## Stored entries:
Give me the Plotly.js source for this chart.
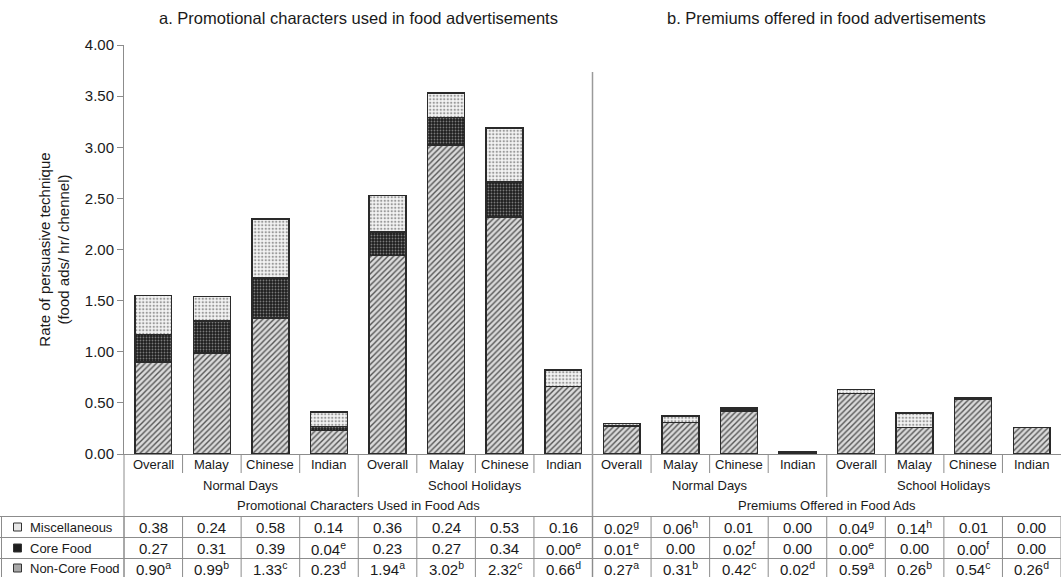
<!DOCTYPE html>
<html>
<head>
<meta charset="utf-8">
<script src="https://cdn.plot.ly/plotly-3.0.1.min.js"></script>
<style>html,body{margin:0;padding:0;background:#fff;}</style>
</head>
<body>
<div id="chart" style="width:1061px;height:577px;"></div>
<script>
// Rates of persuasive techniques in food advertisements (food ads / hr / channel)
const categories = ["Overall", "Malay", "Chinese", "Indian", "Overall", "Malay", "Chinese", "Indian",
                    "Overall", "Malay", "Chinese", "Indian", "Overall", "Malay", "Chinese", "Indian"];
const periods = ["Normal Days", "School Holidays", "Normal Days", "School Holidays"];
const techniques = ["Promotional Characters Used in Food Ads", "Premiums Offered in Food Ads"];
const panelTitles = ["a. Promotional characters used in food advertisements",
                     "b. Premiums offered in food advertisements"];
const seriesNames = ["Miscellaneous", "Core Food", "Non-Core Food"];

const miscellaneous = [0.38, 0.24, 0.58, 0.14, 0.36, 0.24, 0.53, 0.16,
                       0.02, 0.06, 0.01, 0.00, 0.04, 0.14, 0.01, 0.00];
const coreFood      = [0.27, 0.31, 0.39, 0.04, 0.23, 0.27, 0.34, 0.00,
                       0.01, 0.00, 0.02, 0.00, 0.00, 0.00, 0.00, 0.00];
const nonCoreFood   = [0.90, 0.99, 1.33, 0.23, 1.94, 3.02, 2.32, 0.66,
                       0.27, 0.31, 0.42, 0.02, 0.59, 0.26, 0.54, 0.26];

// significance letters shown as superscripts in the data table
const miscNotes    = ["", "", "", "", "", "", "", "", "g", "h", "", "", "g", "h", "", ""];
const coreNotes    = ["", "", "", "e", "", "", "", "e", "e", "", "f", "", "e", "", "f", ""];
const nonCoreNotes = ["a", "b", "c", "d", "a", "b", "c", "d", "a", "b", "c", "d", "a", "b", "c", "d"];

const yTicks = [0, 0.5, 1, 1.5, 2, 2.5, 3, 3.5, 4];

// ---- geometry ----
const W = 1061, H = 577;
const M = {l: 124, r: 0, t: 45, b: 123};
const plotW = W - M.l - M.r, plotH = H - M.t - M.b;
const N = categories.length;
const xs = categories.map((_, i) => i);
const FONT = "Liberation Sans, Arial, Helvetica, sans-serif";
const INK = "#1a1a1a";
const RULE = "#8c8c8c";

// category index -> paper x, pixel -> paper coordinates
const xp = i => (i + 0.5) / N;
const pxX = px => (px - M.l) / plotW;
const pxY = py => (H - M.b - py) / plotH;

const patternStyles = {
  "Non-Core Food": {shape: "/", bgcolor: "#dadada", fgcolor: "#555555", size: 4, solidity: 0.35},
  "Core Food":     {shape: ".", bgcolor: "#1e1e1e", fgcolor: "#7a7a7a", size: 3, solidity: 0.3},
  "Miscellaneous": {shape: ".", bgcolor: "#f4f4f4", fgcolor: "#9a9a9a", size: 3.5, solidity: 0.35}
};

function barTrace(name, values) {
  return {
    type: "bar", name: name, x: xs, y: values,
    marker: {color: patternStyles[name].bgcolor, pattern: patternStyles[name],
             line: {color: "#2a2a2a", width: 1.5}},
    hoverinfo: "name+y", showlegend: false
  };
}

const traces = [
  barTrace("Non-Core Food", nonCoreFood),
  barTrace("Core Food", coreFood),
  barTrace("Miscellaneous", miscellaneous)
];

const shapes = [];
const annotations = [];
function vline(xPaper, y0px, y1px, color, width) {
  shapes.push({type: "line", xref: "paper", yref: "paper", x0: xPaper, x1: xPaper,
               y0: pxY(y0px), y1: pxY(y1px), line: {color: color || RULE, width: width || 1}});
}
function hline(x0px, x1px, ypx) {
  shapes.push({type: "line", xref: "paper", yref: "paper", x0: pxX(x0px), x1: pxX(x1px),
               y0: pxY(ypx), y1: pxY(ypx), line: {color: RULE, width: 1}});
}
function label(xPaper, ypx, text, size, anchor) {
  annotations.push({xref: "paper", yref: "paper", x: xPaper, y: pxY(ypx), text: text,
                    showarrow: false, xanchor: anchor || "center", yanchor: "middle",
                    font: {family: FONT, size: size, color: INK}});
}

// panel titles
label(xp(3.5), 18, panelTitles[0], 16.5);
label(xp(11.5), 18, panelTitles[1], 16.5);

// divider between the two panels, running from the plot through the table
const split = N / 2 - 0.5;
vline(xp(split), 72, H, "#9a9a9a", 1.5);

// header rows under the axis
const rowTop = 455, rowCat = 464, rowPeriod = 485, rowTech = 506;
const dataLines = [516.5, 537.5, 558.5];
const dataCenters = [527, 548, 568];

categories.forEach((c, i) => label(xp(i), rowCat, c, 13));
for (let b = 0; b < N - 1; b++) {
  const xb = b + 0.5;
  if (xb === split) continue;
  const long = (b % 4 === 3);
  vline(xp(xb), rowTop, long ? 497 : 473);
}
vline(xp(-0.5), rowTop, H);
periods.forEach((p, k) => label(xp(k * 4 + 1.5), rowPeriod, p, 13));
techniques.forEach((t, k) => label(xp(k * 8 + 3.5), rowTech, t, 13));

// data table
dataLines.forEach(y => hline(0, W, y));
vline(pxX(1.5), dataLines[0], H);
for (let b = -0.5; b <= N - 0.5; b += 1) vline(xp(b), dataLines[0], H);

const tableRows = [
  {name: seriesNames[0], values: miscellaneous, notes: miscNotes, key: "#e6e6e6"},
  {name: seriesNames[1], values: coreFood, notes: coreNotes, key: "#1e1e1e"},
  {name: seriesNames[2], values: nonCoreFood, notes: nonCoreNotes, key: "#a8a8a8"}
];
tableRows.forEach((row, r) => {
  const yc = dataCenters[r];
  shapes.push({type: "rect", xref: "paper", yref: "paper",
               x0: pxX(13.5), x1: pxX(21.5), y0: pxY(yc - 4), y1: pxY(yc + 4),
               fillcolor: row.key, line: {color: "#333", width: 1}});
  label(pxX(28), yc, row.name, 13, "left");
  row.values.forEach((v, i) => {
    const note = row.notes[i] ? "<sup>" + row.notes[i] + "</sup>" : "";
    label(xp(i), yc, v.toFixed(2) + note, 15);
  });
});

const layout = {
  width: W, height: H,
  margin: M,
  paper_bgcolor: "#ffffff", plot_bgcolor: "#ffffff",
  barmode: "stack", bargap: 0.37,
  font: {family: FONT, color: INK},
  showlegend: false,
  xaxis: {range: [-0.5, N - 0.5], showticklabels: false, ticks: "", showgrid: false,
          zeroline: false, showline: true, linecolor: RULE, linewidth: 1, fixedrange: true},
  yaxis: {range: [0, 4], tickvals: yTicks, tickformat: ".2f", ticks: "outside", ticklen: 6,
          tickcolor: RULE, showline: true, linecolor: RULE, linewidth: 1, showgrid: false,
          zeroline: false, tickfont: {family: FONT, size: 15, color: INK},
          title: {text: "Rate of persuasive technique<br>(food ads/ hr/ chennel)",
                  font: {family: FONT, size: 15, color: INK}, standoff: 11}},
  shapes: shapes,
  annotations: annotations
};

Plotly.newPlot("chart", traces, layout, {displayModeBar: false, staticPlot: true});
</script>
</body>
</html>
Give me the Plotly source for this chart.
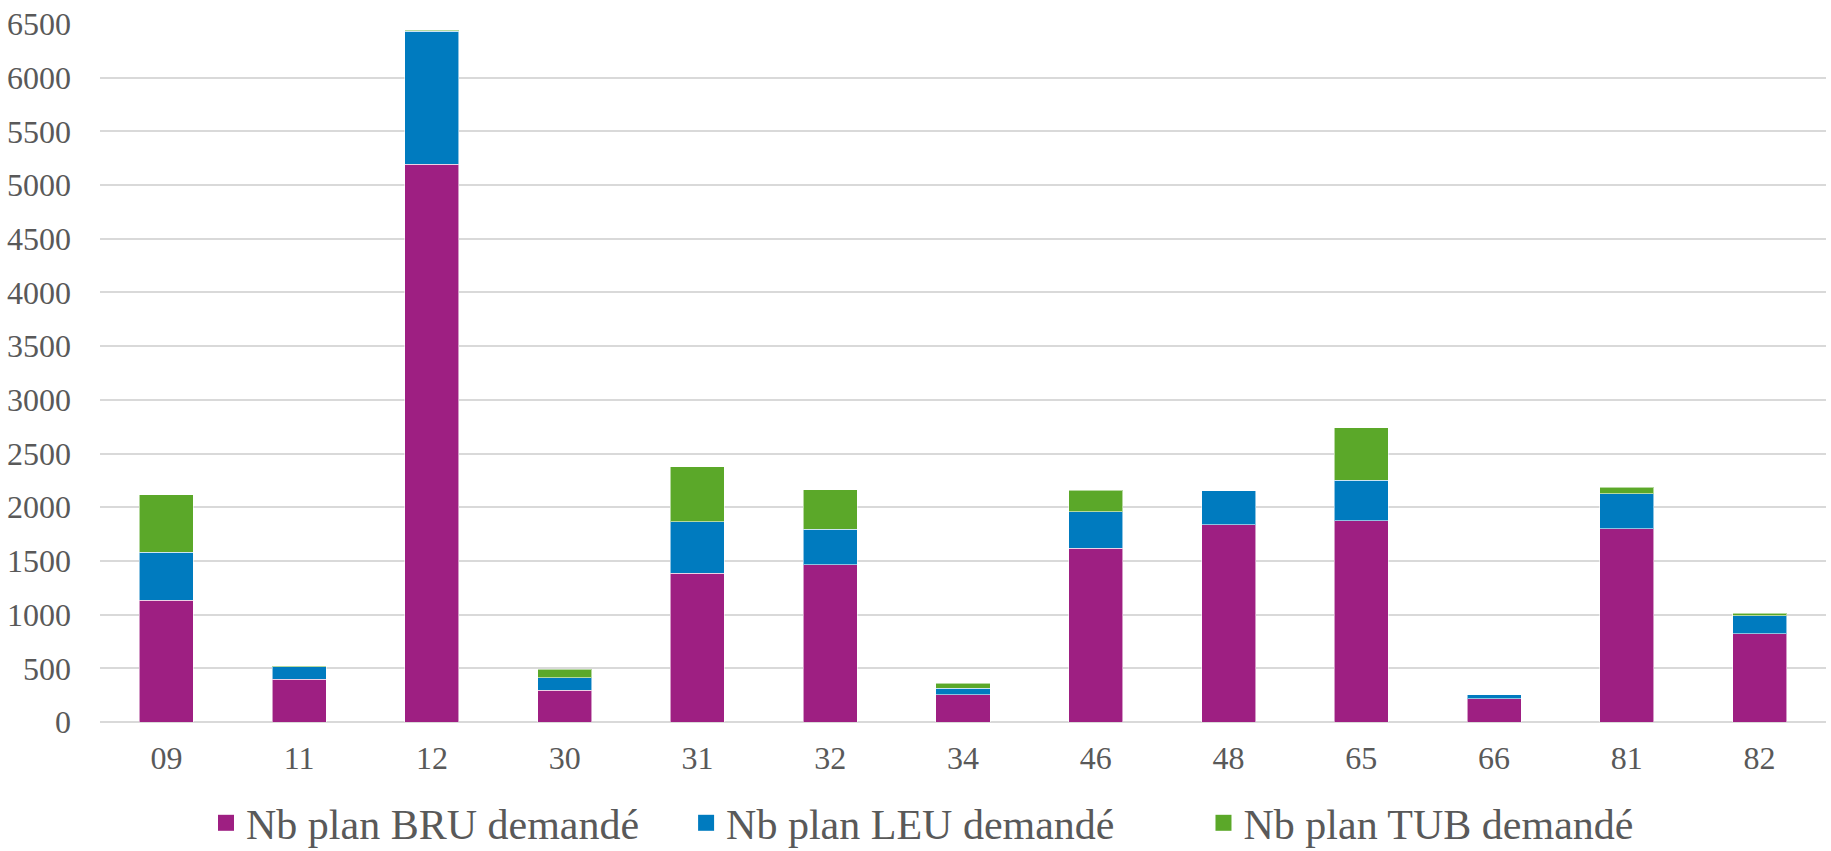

## Exercise aim:
Output the entries above exactly. Drop the pictures.

## Response for this exercise:
Give me the Plotly.js source for this chart.
<!DOCTYPE html>
<html>
<head>
<meta charset="utf-8">
<script src="https://cdn.plot.ly/plotly-3.0.1.min.js"></script>
<style>html,body{margin:0;padding:0;background:#fff;}</style>
</head>
<body>
<div id="chart" style="width:1061px;height:577px;"></div>
<script>
// Rates of persuasive techniques in food advertisements (food ads / hr / channel)
const categories = ["Overall", "Malay", "Chinese", "Indian", "Overall", "Malay", "Chinese", "Indian",
                    "Overall", "Malay", "Chinese", "Indian", "Overall", "Malay", "Chinese", "Indian"];
const periods = ["Normal Days", "School Holidays", "Normal Days", "School Holidays"];
const techniques = ["Promotional Characters Used in Food Ads", "Premiums Offered in Food Ads"];
const panelTitles = ["a. Promotional characters used in food advertisements",
                     "b. Premiums offered in food advertisements"];
const seriesNames = ["Miscellaneous", "Core Food", "Non-Core Food"];

const miscellaneous = [0.38, 0.24, 0.58, 0.14, 0.36, 0.24, 0.53, 0.16,
                       0.02, 0.06, 0.01, 0.00, 0.04, 0.14, 0.01, 0.00];
const coreFood      = [0.27, 0.31, 0.39, 0.04, 0.23, 0.27, 0.34, 0.00,
                       0.01, 0.00, 0.02, 0.00, 0.00, 0.00, 0.00, 0.00];
const nonCoreFood   = [0.90, 0.99, 1.33, 0.23, 1.94, 3.02, 2.32, 0.66,
                       0.27, 0.31, 0.42, 0.02, 0.59, 0.26, 0.54, 0.26];

// significance letters shown as superscripts in the data table
const miscNotes    = ["", "", "", "", "", "", "", "", "g", "h", "", "", "g", "h", "", ""];
const coreNotes    = ["", "", "", "e", "", "", "", "e", "e", "", "f", "", "e", "", "f", ""];
const nonCoreNotes = ["a", "b", "c", "d", "a", "b", "c", "d", "a", "b", "c", "d", "a", "b", "c", "d"];

const yTicks = [0, 0.5, 1, 1.5, 2, 2.5, 3, 3.5, 4];

// ---- geometry ----
const W = 1061, H = 577;
const M = {l: 124, r: 0, t: 45, b: 123};
const plotW = W - M.l - M.r, plotH = H - M.t - M.b;
const N = categories.length;
const xs = categories.map((_, i) => i);
const FONT = "Liberation Sans, Arial, Helvetica, sans-serif";
const INK = "#1a1a1a";
const RULE = "#8c8c8c";

// category index -> paper x, pixel -> paper coordinates
const xp = i => (i + 0.5) / N;
const pxX = px => (px - M.l) / plotW;
const pxY = py => (H - M.b - py) / plotH;

const patternStyles = {
  "Non-Core Food": {shape: "/", bgcolor: "#dadada", fgcolor: "#555555", size: 4, solidity: 0.35},
  "Core Food":     {shape: ".", bgcolor: "#1e1e1e", fgcolor: "#7a7a7a", size: 3, solidity: 0.3},
  "Miscellaneous": {shape: ".", bgcolor: "#f4f4f4", fgcolor: "#9a9a9a", size: 3.5, solidity: 0.35}
};

function barTrace(name, values) {
  return {
    type: "bar", name: name, x: xs, y: values,
    marker: {color: patternStyles[name].bgcolor, pattern: patternStyles[name],
             line: {color: "#2a2a2a", width: 1.5}},
    hoverinfo: "name+y", showlegend: false
  };
}

const traces = [
  barTrace("Non-Core Food", nonCoreFood),
  barTrace("Core Food", coreFood),
  barTrace("Miscellaneous", miscellaneous)
];

const shapes = [];
const annotations = [];
function vline(xPaper, y0px, y1px, color, width) {
  shapes.push({type: "line", xref: "paper", yref: "paper", x0: xPaper, x1: xPaper,
               y0: pxY(y0px), y1: pxY(y1px), line: {color: color || RULE, width: width || 1}});
}
function hline(x0px, x1px, ypx) {
  shapes.push({type: "line", xref: "paper", yref: "paper", x0: pxX(x0px), x1: pxX(x1px),
               y0: pxY(ypx), y1: pxY(ypx), line: {color: RULE, width: 1}});
}
function label(xPaper, ypx, text, size, anchor) {
  annotations.push({xref: "paper", yref: "paper", x: xPaper, y: pxY(ypx), text: text,
                    showarrow: false, xanchor: anchor || "center", yanchor: "middle",
                    font: {family: FONT, size: size, color: INK}});
}

// panel titles
label(xp(3.5), 18, panelTitles[0], 16.5);
label(xp(11.5), 18, panelTitles[1], 16.5);

// divider between the two panels, running from the plot through the table
const split = N / 2 - 0.5;
vline(xp(split), 72, H, "#9a9a9a", 1.5);

// header rows under the axis
const rowTop = 455, rowCat = 464, rowPeriod = 485, rowTech = 506;
const dataLines = [516.5, 537.5, 558.5];
const dataCenters = [527, 548, 568];

categories.forEach((c, i) => label(xp(i), rowCat, c, 13));
for (let b = 0; b < N - 1; b++) {
  const xb = b + 0.5;
  if (xb === split) continue;
  const long = (b % 4 === 3);
  vline(xp(xb), rowTop, long ? 497 : 473);
}
vline(xp(-0.5), rowTop, H);
periods.forEach((p, k) => label(xp(k * 4 + 1.5), rowPeriod, p, 13));
techniques.forEach((t, k) => label(xp(k * 8 + 3.5), rowTech, t, 13));

// data table
dataLines.forEach(y => hline(0, W, y));
vline(pxX(1.5), dataLines[0], H);
for (let b = -0.5; b <= N - 0.5; b += 1) vline(xp(b), dataLines[0], H);

const tableRows = [
  {name: seriesNames[0], values: miscellaneous, notes: miscNotes, key: "#e6e6e6"},
  {name: seriesNames[1], values: coreFood, notes: coreNotes, key: "#1e1e1e"},
  {name: seriesNames[2], values: nonCoreFood, notes: nonCoreNotes, key: "#a8a8a8"}
];
tableRows.forEach((row, r) => {
  const yc = dataCenters[r];
  shapes.push({type: "rect", xref: "paper", yref: "paper",
               x0: pxX(13.5), x1: pxX(21.5), y0: pxY(yc - 4), y1: pxY(yc + 4),
               fillcolor: row.key, line: {color: "#333", width: 1}});
  label(pxX(28), yc, row.name, 13, "left");
  row.values.forEach((v, i) => {
    const note = row.notes[i] ? "<sup>" + row.notes[i] + "</sup>" : "";
    label(xp(i), yc, v.toFixed(2) + note, 15);
  });
});

const layout = {
  width: W, height: H,
  margin: M,
  paper_bgcolor: "#ffffff", plot_bgcolor: "#ffffff",
  barmode: "stack", bargap: 0.37,
  font: {family: FONT, color: INK},
  showlegend: false,
  xaxis: {range: [-0.5, N - 0.5], showticklabels: false, ticks: "", showgrid: false,
          zeroline: false, showline: true, linecolor: RULE, linewidth: 1, fixedrange: true},
  yaxis: {range: [0, 4], tickvals: yTicks, tickformat: ".2f", ticks: "outside", ticklen: 6,
          tickcolor: RULE, showline: true, linecolor: RULE, linewidth: 1, showgrid: false,
          zeroline: false, tickfont: {family: FONT, size: 15, color: INK},
          title: {text: "Rate of persuasive technique<br>(food ads/ hr/ chennel)",
                  font: {family: FONT, size: 15, color: INK}, standoff: 11}},
  shapes: shapes,
  annotations: annotations
};

Plotly.newPlot("chart", traces, layout, {displayModeBar: false, staticPlot: true});
</script>
</body>
</html>
Give me the Plotly source for this chart.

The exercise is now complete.